Somehow, relief and restitution seem to follow every crisis. It is like traveling without water in a hot, dusty country for an entire day and then, when you need it the most, finding water. Sometimes my courage falls to the bottom of a barrel while I watch my son writhe in pain or behave like an animal because he can’t express his discomfort or intense feelings. When he acts out in such a way, I know he doesn’t have full control of himself and will regret his behavior later. I grieve. I feel lost and hopeless. But over and over, when this happens, a ray of light clarifies my darkness. Someone throws me a lifeline. 

Here is something that happened just the other day. Gregory loves the water. He loves to swim, to play in it, and to be in the boat with our family; but at a swimming pool the other day, there was a disturbance in Gregory’s brain that I have no explanation for. Gregory did his usual thing; he started circling around the pool, getting his bearings and transitioning to the new surroundings. He usually gets in slowly after doing about three laps of a pool. 

On this day, he walked around the pool a few times, then suddenly crumpled into a ball on the ground, and started hitting the wall and the cement floor. I quickly went to his side but got too close. He was obviously having some sort of seizure and couldn’t control his body. He pulled my hair until a big patch came out, then ripped a sweater right off my back. I knew he needed to calm down before we tried to move him. Still, I didn’t anticipate the shocking severity of this attack, and neither did he. 
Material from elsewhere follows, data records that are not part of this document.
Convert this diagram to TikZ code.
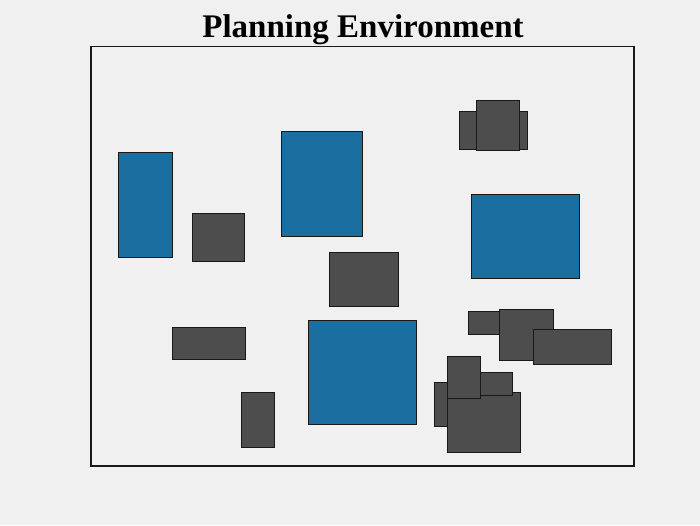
\documentclass[tikz,border=0pt]{standalone}
\usepackage{fontspec}
\setmainfont{Liberation Serif}
\definecolor{bgc}{RGB}{240,240,240}
\definecolor{freeblue}{RGB}{26,111,160}
\definecolor{obsgray}{RGB}{77,77,77}
\tikzset{
  freebox/.style={fill=freeblue, draw=black!90, line width=1pt},
  obsbox/.style={fill=obsgray, draw=black!90, line width=1pt},
  frame/.style={draw=black!90, line width=1.6pt}
}
\begin{document}
\begin{tikzpicture}[x=1pt,y=-1pt]
\fill[bgc] (0,0) rectangle (700,525);
\useasboundingbox (0,0) rectangle (700,525);
\node[font=\bfseries\fontsize{33}{38}\selectfont, anchor=base, inner sep=0pt] (title) at (363,37.5) {Planning Environment};
\draw[frame] (91,46.5) rectangle (634,466);
% free (blue) regions
\draw[freebox] (118,152) rectangle (172,257);
\draw[freebox] (281,131) rectangle (362,236);
\draw[freebox] (471,194) rectangle (579,278);
\draw[freebox] (308,320) rectangle (416,424);
% obstacles
\draw[obsbox] (192,213) rectangle (244,261);
\draw[obsbox] (329,252) rectangle (398,306);
\draw[obsbox] (172,327) rectangle (245,359);
\draw[obsbox] (241,392) rectangle (274,447);
\draw[obsbox] (459,111) rectangle (527,149);
\draw[obsbox] (476,100) rectangle (519,150);
\draw[obsbox] (468,311) rectangle (505,334);
\draw[obsbox] (499,309) rectangle (553,360);
\draw[obsbox] (533,329) rectangle (611,364);
\draw[obsbox] (434,382) rectangle (460,426);
\draw[obsbox] (447,392) rectangle (520,452);
\draw[obsbox] (470,372) rectangle (512,395);
\draw[obsbox] (447,356) rectangle (480,398);
\end{tikzpicture}
\end{document}
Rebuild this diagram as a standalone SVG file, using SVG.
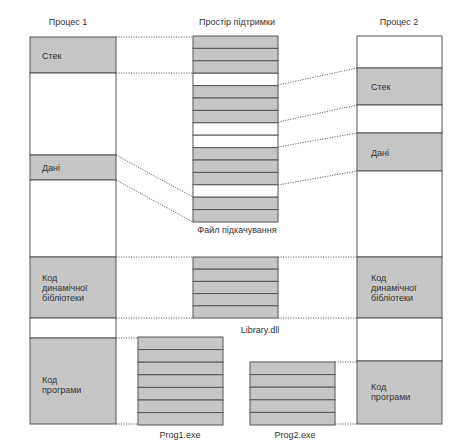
<svg xmlns="http://www.w3.org/2000/svg" width="458" height="440" viewBox="0 0 458 440">
<style>
.g{fill:#c6c6c6;stroke:#555;stroke-width:1}
.w{fill:#ffffff;stroke:#555;stroke-width:1}
.t{font-family:"Liberation Sans",Arial,sans-serif;font-size:9px;fill:#333}
.c{text-anchor:middle}
.d{fill:none;stroke:#555;stroke-width:0.9;stroke-dasharray:1.2 1.3}
</style>
<rect width="458" height="440" fill="#fff"/>
<g id="connectors">
<line class="d" x1="116" y1="37" x2="193" y2="37"/>
<line class="d" x1="116" y1="73" x2="193" y2="73"/>
<line class="d" x1="116" y1="155" x2="193" y2="197"/>
<line class="d" x1="116" y1="180" x2="193" y2="222"/>
<line class="d" x1="116" y1="257" x2="193" y2="257"/>
<line class="d" x1="116" y1="318" x2="193" y2="318"/>
<line class="d" x1="278" y1="85" x2="357" y2="68"/>
<line class="d" x1="278" y1="122" x2="357" y2="105"/>
<line class="d" x1="278" y1="147" x2="357" y2="133"/>
<line class="d" x1="278" y1="185" x2="357" y2="171"/>
<line class="d" x1="278" y1="257" x2="357" y2="257"/>
<line class="d" x1="278" y1="318" x2="357" y2="318"/>
<line class="d" x1="116" y1="338" x2="138" y2="338"/>
<line class="d" x1="116" y1="424" x2="138" y2="424"/>
<line class="d" x1="335" y1="362" x2="357" y2="362"/>
<line class="d" x1="335" y1="424" x2="357" y2="424"/>
</g>
<g id="process1">
<text class="t c" x="68" y="25">Процес 1</text>
<rect class="g" x="30" y="37" width="86" height="36"/>
<rect class="w" x="30" y="73" width="86" height="82"/>
<rect class="g" x="30" y="155" width="86" height="25"/>
<rect class="w" x="30" y="180" width="86" height="77"/>
<rect class="g" x="30" y="257" width="86" height="61"/>
<rect class="w" x="30" y="318" width="86" height="20"/>
<rect class="g" x="30" y="338" width="86" height="86"/>
<text class="t" x="42" y="59">Стек</text>
<text class="t" x="42" y="171">Дані</text>
<text class="t" x="42" y="281">Код</text>
<text class="t" x="42" y="291">динамічної</text>
<text class="t" x="42" y="301">бібліотеки</text>
<text class="t" x="42" y="383">Код</text>
<text class="t" x="42" y="393">програми</text>
</g>
<g id="swap">
<text class="t c" x="237" y="25">Простір підтримки</text>
<rect class="g" x="193" y="36" width="85" height="12.4"/>
<rect class="g" x="193" y="48.4" width="85" height="12.4"/>
<rect class="g" x="193" y="60.8" width="85" height="12.4"/>
<rect class="w" x="193" y="73.2" width="85" height="12.4"/>
<rect class="g" x="193" y="85.6" width="85" height="12.4"/>
<rect class="g" x="193" y="98" width="85" height="12.4"/>
<rect class="g" x="193" y="110.4" width="85" height="12.4"/>
<rect class="w" x="193" y="122.8" width="85" height="12.4"/>
<rect class="w" x="193" y="135.2" width="85" height="12.4"/>
<rect class="g" x="193" y="147.6" width="85" height="12.4"/>
<rect class="g" x="193" y="160" width="85" height="12.4"/>
<rect class="g" x="193" y="172.4" width="85" height="12.4"/>
<rect class="w" x="193" y="184.8" width="85" height="12.4"/>
<rect class="g" x="193" y="197.2" width="85" height="12.4"/>
<rect class="g" x="193" y="209.6" width="85" height="12.4"/>
<text class="t c" x="237" y="233">Файл підкачування</text>
</g>
<g id="library">
<rect class="g" x="193" y="257" width="85" height="12.2"/>
<rect class="g" x="193" y="269.2" width="85" height="12.2"/>
<rect class="g" x="193" y="281.4" width="85" height="12.2"/>
<rect class="g" x="193" y="293.6" width="85" height="12.2"/>
<rect class="g" x="193" y="305.8" width="85" height="12.2"/>
<text class="t c" x="260" y="333">Library.dll</text>
</g>
<g id="prog1">
<rect class="g" x="138" y="337" width="85" height="12.6"/>
<rect class="g" x="138" y="349.6" width="85" height="12.6"/>
<rect class="g" x="138" y="362.2" width="85" height="12.6"/>
<rect class="g" x="138" y="374.8" width="85" height="12.6"/>
<rect class="g" x="138" y="387.4" width="85" height="12.6"/>
<rect class="g" x="138" y="400" width="85" height="12.6"/>
<rect class="g" x="138" y="412.6" width="85" height="12.4"/>
<text class="t c" x="180" y="438">Prog1.exe</text>
</g>
<g id="prog2">
<rect class="g" x="250" y="362" width="85" height="12.6"/>
<rect class="g" x="250" y="374.6" width="85" height="12.6"/>
<rect class="g" x="250" y="387.2" width="85" height="12.6"/>
<rect class="g" x="250" y="399.8" width="85" height="12.6"/>
<rect class="g" x="250" y="412.4" width="85" height="12.6"/>
<text class="t c" x="295" y="438">Prog2.exe</text>
</g>
<g id="process2">
<text class="t c" x="399" y="25">Процес 2</text>
<rect class="w" x="357" y="36" width="85" height="32"/>
<rect class="g" x="357" y="68" width="85" height="37"/>
<rect class="w" x="357" y="105" width="85" height="28"/>
<rect class="g" x="357" y="133" width="85" height="38"/>
<rect class="w" x="357" y="171" width="85" height="86"/>
<rect class="g" x="357" y="257" width="85" height="61"/>
<rect class="w" x="357" y="318" width="85" height="43"/>
<rect class="g" x="357" y="361" width="85" height="63"/>
<text class="t" x="371" y="90">Стек</text>
<text class="t" x="371" y="156">Дані</text>
<text class="t" x="371" y="281">Код</text>
<text class="t" x="371" y="291">динамічної</text>
<text class="t" x="371" y="301">бібліотеки</text>
<text class="t" x="371" y="390">Код</text>
<text class="t" x="371" y="400">програми</text>
</g>
</svg>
Later that day, he was kind and loving and said he was sorry in his own way. The next day he was very calm all day and was very loving. Accompanied by our older son, I took Gregory to have his blood drawn to find out what was going on with him. He sat there quietly, trusting in his big brother and his mom. The Lord blessed us that day. A doctor called me from an airplane on his day off and ordered the blood work done. The light was shining for me again, and it felt so much better after I had been banished to a cave. My happiness was intensified by my prior pain. 

Nonetheless, the results of the blood test were ambiguous. We had persuaded the doctor to order it because we hoped they would give us an indication of something amiss with Gregory that could be remedied with medication or diet. The results turned out to be both good news and bad news—good news because they indicated that physically Gregory was in perfect health, bad news because they gave us no new leads as to what might be making him so restless and easily angered. Sometimes it seems that our search for answers leads only to a whole new list of questions. 

It is almost as if Gregory disappears for a time. Older autistic children say that they “black out” and don’t remember what happens when a seizure hits. Their head hurts, and they can’t control themselves. To make these distressing situations worse, severely autistic individuals don’t have the ability to communicate what they experience, so it makes the frustration level skyrocket. It is challenging for everyone, but we have to keep trying. That is what life demands of us, and what we demand of ourselves as parents. The good outweighs the bad, and the love overrides the pain. 

I have four children, but I have only one child who is perfect. Gregory. From the outside, he looks so broken, but inside he is as pure as new snow. He is one who I know is spiritually ready. It strengthens me to know that he is here to teach me and the rest of his family and the rest of the world a new perspective, asking us to stop, take note, and do something for the multitude of God’s children, who, like him, suffer. How else could we learn the lesson of love? How else could we learn to enlarge our moral selves rather than pursue wealth and fame? Gregory and those like him are the essence of a difficulty transformed into a blessing for humanity. 

To My Child With Broken Wings 

You wait while others learn the lessons of mortality. 
We who are your stewards are only apprentices. 
You have a right to speak, to understand, 
To share labor with comrades, to worship and be grateful,
And most of all to love. 
We want to give these things to you 
But we are not perfect, merely learning. 
I will keep trying. The Lord will make up the difference.
I love you, son. Thank you for trusting me. Mom.